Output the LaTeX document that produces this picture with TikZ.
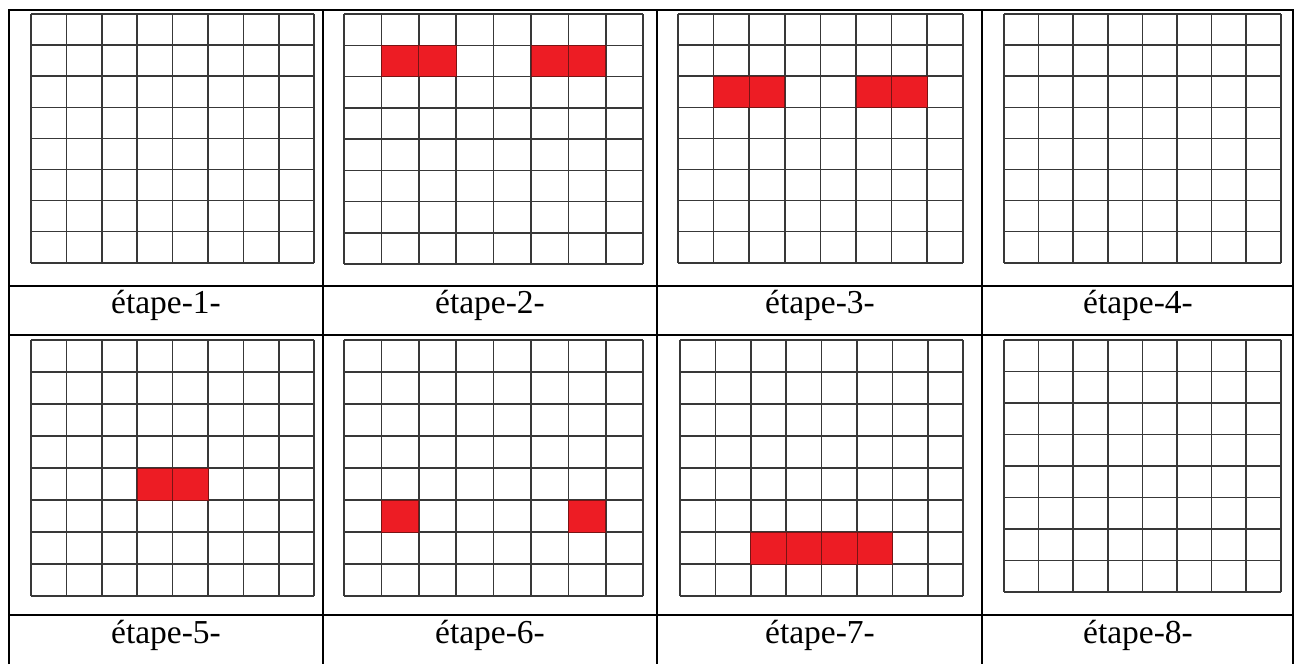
\documentclass[tikz,border=0pt]{standalone}
\usepackage{fontspec}
\setmainfont{Liberation Serif}
\tikzset{
  tableline/.style={line width=2pt, black},
  gridline/.style={line width=1.5pt, black!78},
  redcell/.style={fill={rgb,255:red,237;green,28;blue,36}, draw={rgb,255:red,120;green,20;blue,20}, line width=0.8pt},
  steplabel/.style={font=\fontsize{33.5}{36}\selectfont, inner sep=0pt, anchor=center}
}
\newcommand\mygrid[4]{%
  \begin{scope}[shift={(#1,#2)}, x=#3pt, y=-#4pt]
    \foreach \k in {0,...,8} {
      \draw[gridline] (\k,0) -- (\k,8);
      \draw[gridline] (0,\k) -- (8,\k);
    }
  \end{scope}}
\newcommand\mycell[6]{%
  \begin{scope}[shift={(#1,#2)}, x=#3pt, y=-#4pt]
    \filldraw[redcell] (#5,#6) rectangle ++(1,1);
  \end{scope}}
\begin{document}
\begin{tikzpicture}[x=1pt,y=-1pt]
\useasboundingbox (0,0) rectangle (1298,664);
\fill[white] (0,0) rectangle (1298,664);
% grids
\mygrid{31}{14}{35.4}{31.1}
\mygrid{344}{14}{37.4}{31.25}
\mygrid{678}{14}{35.6}{31.1}
\mygrid{1004}{14}{34.6}{31.1}
\mygrid{31}{340}{35.4}{32}
\mygrid{344}{340}{37.4}{32}
\mygrid{680}{340}{35.4}{32}
\mygrid{1004}{340}{34.6}{31.5}
% red cells
\mycell{344}{14}{37.4}{31.25}{1}{1}
\mycell{344}{14}{37.4}{31.25}{2}{1}
\mycell{344}{14}{37.4}{31.25}{5}{1}
\mycell{344}{14}{37.4}{31.25}{6}{1}
\mycell{678}{14}{35.6}{31.1}{1}{2}
\mycell{678}{14}{35.6}{31.1}{2}{2}
\mycell{678}{14}{35.6}{31.1}{5}{2}
\mycell{678}{14}{35.6}{31.1}{6}{2}
\mycell{31}{340}{35.4}{32}{3}{4}
\mycell{31}{340}{35.4}{32}{4}{4}
\mycell{344}{340}{37.4}{32}{1}{5}
\mycell{344}{340}{37.4}{32}{6}{5}
\mycell{680}{340}{35.4}{32}{2}{6}
\mycell{680}{340}{35.4}{32}{3}{6}
\mycell{680}{340}{35.4}{32}{4}{6}
\mycell{680}{340}{35.4}{32}{5}{6}
% table lines
\draw[tableline] (9,664) -- (9,10) -- (1293,10) -- (1293,664);
\foreach \xx in {323,657,982} \draw[tableline] (\xx,10) -- (\xx,664);
\foreach \yy in {286,335,615} \draw[tableline] (9,\yy) -- (1293,\yy);
% labels
\node[steplabel] (l1) at (166,305) {étape-1-};
\node[steplabel] (l2) at (490,305) {étape-2-};
\node[steplabel] (l3) at (820,305) {étape-3-};
\node[steplabel] (l4) at (1138,305) {étape-4-};
\node[steplabel] (l5) at (166,635) {étape-5-};
\node[steplabel] (l6) at (490,635) {étape-6-};
\node[steplabel] (l7) at (820,635) {étape-7-};
\node[steplabel] (l8) at (1138,635) {étape-8-};
\end{tikzpicture}
\end{document}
○ ○ ○ ○ ○
§ Exercise:
Give every line back word for word and leave the pictures out.

§ Solution to this problem:
Output the LaTeX document that produces this picture with TikZ.
\documentclass[tikz,border=0pt]{standalone}
\usepackage{fontspec}
\setmainfont{Liberation Serif}
\tikzset{
  tableline/.style={line width=2pt, black},
  gridline/.style={line width=1.5pt, black!78},
  redcell/.style={fill={rgb,255:red,237;green,28;blue,36}, draw={rgb,255:red,120;green,20;blue,20}, line width=0.8pt},
  steplabel/.style={font=\fontsize{33.5}{36}\selectfont, inner sep=0pt, anchor=center}
}
\newcommand\mygrid[4]{%
  \begin{scope}[shift={(#1,#2)}, x=#3pt, y=-#4pt]
    \foreach \k in {0,...,8} {
      \draw[gridline] (\k,0) -- (\k,8);
      \draw[gridline] (0,\k) -- (8,\k);
    }
  \end{scope}}
\newcommand\mycell[6]{%
  \begin{scope}[shift={(#1,#2)}, x=#3pt, y=-#4pt]
    \filldraw[redcell] (#5,#6) rectangle ++(1,1);
  \end{scope}}
\begin{document}
\begin{tikzpicture}[x=1pt,y=-1pt]
\useasboundingbox (0,0) rectangle (1298,664);
\fill[white] (0,0) rectangle (1298,664);
% grids
\mygrid{31}{14}{35.4}{31.1}
\mygrid{344}{14}{37.4}{31.25}
\mygrid{678}{14}{35.6}{31.1}
\mygrid{1004}{14}{34.6}{31.1}
\mygrid{31}{340}{35.4}{32}
\mygrid{344}{340}{37.4}{32}
\mygrid{680}{340}{35.4}{32}
\mygrid{1004}{340}{34.6}{31.5}
% red cells
\mycell{344}{14}{37.4}{31.25}{1}{1}
\mycell{344}{14}{37.4}{31.25}{2}{1}
\mycell{344}{14}{37.4}{31.25}{5}{1}
\mycell{344}{14}{37.4}{31.25}{6}{1}
\mycell{678}{14}{35.6}{31.1}{1}{2}
\mycell{678}{14}{35.6}{31.1}{2}{2}
\mycell{678}{14}{35.6}{31.1}{5}{2}
\mycell{678}{14}{35.6}{31.1}{6}{2}
\mycell{31}{340}{35.4}{32}{3}{4}
\mycell{31}{340}{35.4}{32}{4}{4}
\mycell{344}{340}{37.4}{32}{1}{5}
\mycell{344}{340}{37.4}{32}{6}{5}
\mycell{680}{340}{35.4}{32}{2}{6}
\mycell{680}{340}{35.4}{32}{3}{6}
\mycell{680}{340}{35.4}{32}{4}{6}
\mycell{680}{340}{35.4}{32}{5}{6}
% table lines
\draw[tableline] (9,664) -- (9,10) -- (1293,10) -- (1293,664);
\foreach \xx in {323,657,982} \draw[tableline] (\xx,10) -- (\xx,664);
\foreach \yy in {286,335,615} \draw[tableline] (9,\yy) -- (1293,\yy);
% labels
\node[steplabel] (l1) at (166,305) {étape-1-};
\node[steplabel] (l2) at (490,305) {étape-2-};
\node[steplabel] (l3) at (820,305) {étape-3-};
\node[steplabel] (l4) at (1138,305) {étape-4-};
\node[steplabel] (l5) at (166,635) {étape-5-};
\node[steplabel] (l6) at (490,635) {étape-6-};
\node[steplabel] (l7) at (820,635) {étape-7-};
\node[steplabel] (l8) at (1138,635) {étape-8-};
\end{tikzpicture}
\end{document}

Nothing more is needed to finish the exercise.